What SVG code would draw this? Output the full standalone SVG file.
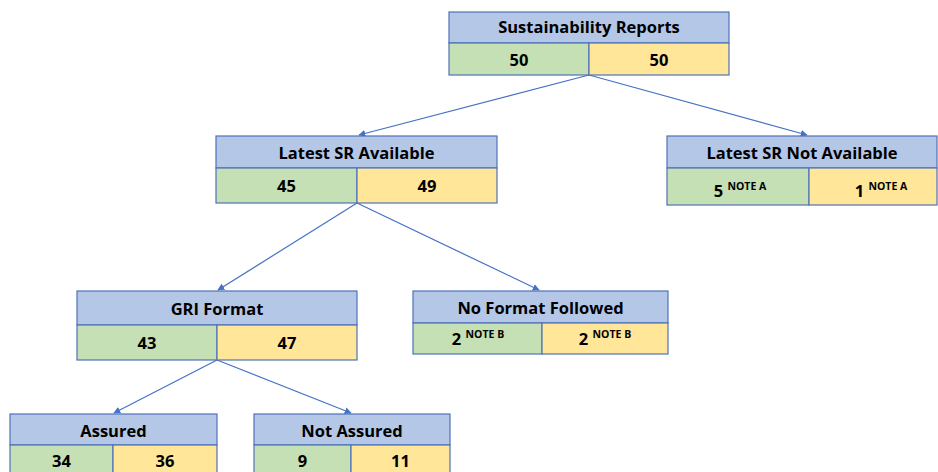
<svg xmlns="http://www.w3.org/2000/svg" width="938" height="472" viewBox="0 0 938 472">
<defs>
<style>
.h{fill:#B4C7E7;stroke:#4F72B8;stroke-width:1.2}
.g{fill:#C5E0B4;stroke:#4F72B8;stroke-width:1.2}
.y{fill:#FFE699;stroke:#4F72B8;stroke-width:1.2}
.t{font-family:"Open Sans","Noto Sans","Liberation Sans",sans-serif;font-weight:bold;font-size:16.5px;fill:#000;text-anchor:middle}
.s{font-size:10.5px}
.c{stroke:#4472C4;stroke-width:1.2;fill:none;marker-end:url(#ah)}
</style>
<marker id="ah" viewBox="0 0 10 10" refX="9" refY="5" markerWidth="7" markerHeight="7" orient="auto" markerUnits="userSpaceOnUse">
<path d="M0,0 L10,5 L0,10 z" fill="#4472C4"/>
</marker>
</defs>
<rect width="938" height="472" fill="#fff"/>
<g id="connectors">
<line class="c" x1="589" y1="75" x2="359" y2="135"/>
<line class="c" x1="589" y1="75" x2="807" y2="135"/>
<line class="c" x1="357" y1="203" x2="218" y2="290"/>
<line class="c" x1="357" y1="203" x2="539" y2="290"/>
<line class="c" x1="217" y1="360" x2="114" y2="413"/>
<line class="c" x1="217" y1="360" x2="351" y2="413"/>
</g>
<g id="sustainability-reports">
<rect class="h" x="449" y="12" width="280" height="31"/>
<rect class="g" x="449" y="43" width="140" height="32"/>
<rect class="y" x="589" y="43" width="140" height="32"/>
<text class="t" x="589" y="33">Sustainability Reports</text>
<text class="t" x="519" y="66">50</text>
<text class="t" x="659" y="66">50</text>
</g>
<g id="latest-sr-available">
<rect class="h" x="216" y="136" width="281" height="32"/>
<rect class="g" x="216" y="168" width="141" height="35"/>
<rect class="y" x="357" y="168" width="140" height="35"/>
<text class="t" x="356.5" y="159">Latest SR Available</text>
<text class="t" x="286.5" y="192">45</text>
<text class="t" x="427" y="192">49</text>
</g>
<g id="latest-sr-not-available">
<rect class="h" x="667" y="136" width="270" height="32"/>
<rect class="g" x="667" y="168" width="142" height="37"/>
<rect class="y" x="809" y="168" width="128" height="37"/>
<text class="t" x="802" y="159">Latest SR Not Available</text>
<text class="t" x="740" y="197">5 <tspan class="s" dy="-7">NOTE A</tspan></text>
<text class="t" x="881" y="197">1 <tspan class="s" dy="-7">NOTE A</tspan></text>
</g>
<g id="gri-format">
<rect class="h" x="77" y="291" width="280" height="34"/>
<rect class="g" x="77" y="325" width="140" height="35"/>
<rect class="y" x="217" y="325" width="140" height="35"/>
<text class="t" x="217" y="315">GRI Format</text>
<text class="t" x="147" y="349">43</text>
<text class="t" x="287" y="349">47</text>
</g>
<g id="no-format-followed">
<rect class="h" x="413" y="291" width="255" height="32"/>
<rect class="g" x="413" y="323" width="129" height="31"/>
<rect class="y" x="542" y="323" width="126" height="31"/>
<text class="t" x="540.5" y="314">No Format Followed</text>
<text class="t" x="478" y="345">2 <tspan class="s" dy="-7">NOTE B</tspan></text>
<text class="t" x="605" y="345">2 <tspan class="s" dy="-7">NOTE B</tspan></text>
</g>
<g id="assured">
<rect class="h" x="10" y="414" width="207" height="31"/>
<rect class="g" x="10" y="445" width="103" height="35"/>
<rect class="y" x="113" y="445" width="104" height="35"/>
<text class="t" x="113.5" y="437">Assured</text>
<text class="t" x="61.5" y="467">34</text>
<text class="t" x="165" y="467">36</text>
</g>
<g id="not-assured">
<rect class="h" x="254" y="414" width="196" height="31"/>
<rect class="g" x="254" y="445" width="97" height="35"/>
<rect class="y" x="351" y="445" width="99" height="35"/>
<text class="t" x="352" y="437">Not Assured</text>
<text class="t" x="302.5" y="467">9</text>
<text class="t" x="400.5" y="467">11</text>
</g>
</svg>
——————
Return the whole listing, word for word, and leave out every picture.

-- ANSWER TO THE EXERCISE --
What SVG code would draw this? Output the full standalone SVG file.
<svg xmlns="http://www.w3.org/2000/svg" width="938" height="472" viewBox="0 0 938 472">
<defs>
<style>
.h{fill:#B4C7E7;stroke:#4F72B8;stroke-width:1.2}
.g{fill:#C5E0B4;stroke:#4F72B8;stroke-width:1.2}
.y{fill:#FFE699;stroke:#4F72B8;stroke-width:1.2}
.t{font-family:"Open Sans","Noto Sans","Liberation Sans",sans-serif;font-weight:bold;font-size:16.5px;fill:#000;text-anchor:middle}
.s{font-size:10.5px}
.c{stroke:#4472C4;stroke-width:1.2;fill:none;marker-end:url(#ah)}
</style>
<marker id="ah" viewBox="0 0 10 10" refX="9" refY="5" markerWidth="7" markerHeight="7" orient="auto" markerUnits="userSpaceOnUse">
<path d="M0,0 L10,5 L0,10 z" fill="#4472C4"/>
</marker>
</defs>
<rect width="938" height="472" fill="#fff"/>
<g id="connectors">
<line class="c" x1="589" y1="75" x2="359" y2="135"/>
<line class="c" x1="589" y1="75" x2="807" y2="135"/>
<line class="c" x1="357" y1="203" x2="218" y2="290"/>
<line class="c" x1="357" y1="203" x2="539" y2="290"/>
<line class="c" x1="217" y1="360" x2="114" y2="413"/>
<line class="c" x1="217" y1="360" x2="351" y2="413"/>
</g>
<g id="sustainability-reports">
<rect class="h" x="449" y="12" width="280" height="31"/>
<rect class="g" x="449" y="43" width="140" height="32"/>
<rect class="y" x="589" y="43" width="140" height="32"/>
<text class="t" x="589" y="33">Sustainability Reports</text>
<text class="t" x="519" y="66">50</text>
<text class="t" x="659" y="66">50</text>
</g>
<g id="latest-sr-available">
<rect class="h" x="216" y="136" width="281" height="32"/>
<rect class="g" x="216" y="168" width="141" height="35"/>
<rect class="y" x="357" y="168" width="140" height="35"/>
<text class="t" x="356.5" y="159">Latest SR Available</text>
<text class="t" x="286.5" y="192">45</text>
<text class="t" x="427" y="192">49</text>
</g>
<g id="latest-sr-not-available">
<rect class="h" x="667" y="136" width="270" height="32"/>
<rect class="g" x="667" y="168" width="142" height="37"/>
<rect class="y" x="809" y="168" width="128" height="37"/>
<text class="t" x="802" y="159">Latest SR Not Available</text>
<text class="t" x="740" y="197">5 <tspan class="s" dy="-7">NOTE A</tspan></text>
<text class="t" x="881" y="197">1 <tspan class="s" dy="-7">NOTE A</tspan></text>
</g>
<g id="gri-format">
<rect class="h" x="77" y="291" width="280" height="34"/>
<rect class="g" x="77" y="325" width="140" height="35"/>
<rect class="y" x="217" y="325" width="140" height="35"/>
<text class="t" x="217" y="315">GRI Format</text>
<text class="t" x="147" y="349">43</text>
<text class="t" x="287" y="349">47</text>
</g>
<g id="no-format-followed">
<rect class="h" x="413" y="291" width="255" height="32"/>
<rect class="g" x="413" y="323" width="129" height="31"/>
<rect class="y" x="542" y="323" width="126" height="31"/>
<text class="t" x="540.5" y="314">No Format Followed</text>
<text class="t" x="478" y="345">2 <tspan class="s" dy="-7">NOTE B</tspan></text>
<text class="t" x="605" y="345">2 <tspan class="s" dy="-7">NOTE B</tspan></text>
</g>
<g id="assured">
<rect class="h" x="10" y="414" width="207" height="31"/>
<rect class="g" x="10" y="445" width="103" height="35"/>
<rect class="y" x="113" y="445" width="104" height="35"/>
<text class="t" x="113.5" y="437">Assured</text>
<text class="t" x="61.5" y="467">34</text>
<text class="t" x="165" y="467">36</text>
</g>
<g id="not-assured">
<rect class="h" x="254" y="414" width="196" height="31"/>
<rect class="g" x="254" y="445" width="97" height="35"/>
<rect class="y" x="351" y="445" width="99" height="35"/>
<text class="t" x="352" y="437">Not Assured</text>
<text class="t" x="302.5" y="467">9</text>
<text class="t" x="400.5" y="467">11</text>
</g>
</svg>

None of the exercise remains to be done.